ASIO’s blacklisting of a pregnant ethnic Tamil mother, Ranjini, who had been granted Australian residency and married an Australian citizen, has led to her being detained without charge or trial.
It is believed that a further three ethnic Sri Lankan Tamils who had been granted refugee status have also since been detained as a result of ASIO’s blacklisting.
‘We know that the Sri Lankan government provided what was later shown to be unsubstantiated information to the Australian Federal Police against Australian citizens of an ethnic Tamil background,’ Professor Kingsbury said, in reference to a charge of terrorism against an ethnic Tamil Australian, which was eventually thrown out. ‘Based on the targeting of Ranjini and others, we believe that the Sri Lankan government is providing ASIO with similarly unsubstantiated information.’
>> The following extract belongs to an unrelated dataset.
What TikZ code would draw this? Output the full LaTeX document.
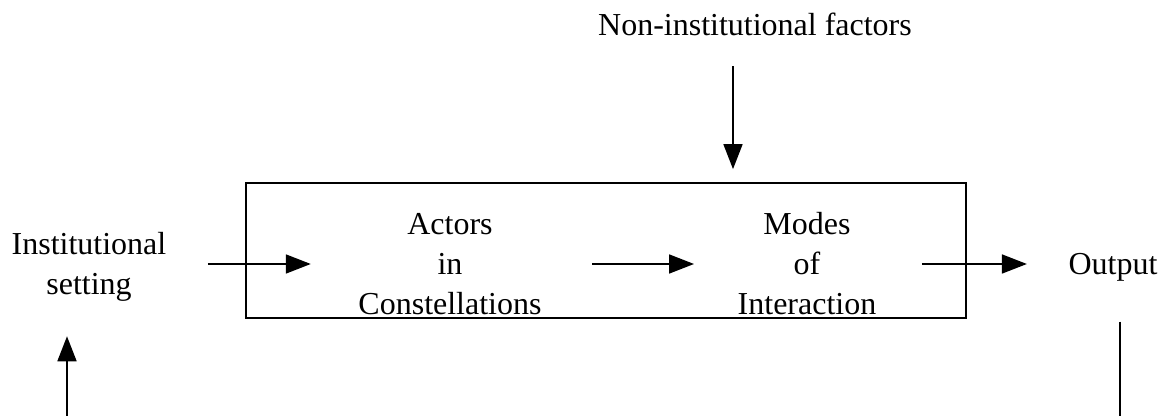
\documentclass[tikz,border=0pt]{standalone}
\usepackage{fontspec}
\setmainfont{Liberation Serif}
\usetikzlibrary{arrows.meta,positioning}

\begin{document}
\begin{tikzpicture}[x=1cm,y=1cm,
      font=\fontsize{9.1}{11.4}\selectfont,
      lbl/.style={align=center,inner sep=0pt},
      flow/.style={-{Triangle[length=2.5mm,width=1.9mm]},line width=0.5pt}]
    \useasboundingbox (0,0) rectangle (11.66,4.16);
    \node[draw,line width=0.5pt,minimum width=7.2cm,minimum height=1.35cm] (frame) at (6.06,1.655) {};
    \node[lbl] (inst) at (0.89,1.49) {Institutional\\setting};
    \node[lbl] (actors) at (4.50,1.52) {Actors\\in\\Constellations};
    \node[lbl] (modes) at (8.07,1.52) {Modes\\of\\Interaction};
    \node[lbl] (out) at (11.13,1.49) {Output};
    \node[lbl] (nonins) at (7.55,3.92) {Non-institutional factors};
    \coordinate (fbL) at (0.67,0);
    \coordinate (fbR) at (11.20,0);
    % main chain
    \draw[flow,shorten <=0.41cm,shorten >=0.47cm] (inst.east |- actors.west) -- (actors.west);
    \draw[flow,shorten <=0.50cm,shorten >=0.43cm] (actors) -- (modes);
    \draw[flow,shorten <=0.45cm,shorten >=0.41cm] (modes.east) -- (out.west |- modes.east);
    \draw[flow,shorten <=0.30cm,shorten >=0.13cm] ([xshift=-0.22cm]nonins.south)
      -- ([xshift=-0.22cm]nonins.south |- frame.north);
    % feedback, cut at the bottom
    \draw[flow,shorten >=0.34cm] (fbL) -- (fbL |- inst.south);
    \draw[line width=0.5pt,shorten <=0.40cm] (fbR |- out.south) -- (fbR);
\end{tikzpicture}
\end{document}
While the ethnic Tamil woman, Ranjini, has been blacklisted by ASIO, the intelligence agency has not provided information in support of the blacklisting. ‘It appears that Ranjini has been blacklisted because of a presumed association with Sri Lanka’s now ended Tamil Tigers,’ Professor Kingsbury said.
‘The problem with this is presumption,’ he said, ‘is, at the time, it was a clear rule of the Tamil Tigers that its members could not be married and Ranjini had been married for many years, including having two children including a 10 year old. Ranjini was not a Tamil Tiger.’
‘Moreover, after the Sri Lankan government killed some 40,000 civilians in 2009, it detained Ranjini along with tens of thousands of other Tamils, but then cleared and released her,’ he said. ‘Clearly, Ranjini has not been targeted because of her own actions.’
Professor Kingsbury said that the Sri Lankan government continued to persecute its Tamil minority both at home and abroad, in particular by targeting anyone who advocated for political equality for Sri Lanka’s Tamils.
‘The Sri Lankan government has among the world’s worst human rights records and continues to oppress its Tamil minority,’ Professor Kingsbury said. ‘It appears as if it is again doing so via the agencies of other governments, in this case ASIO.’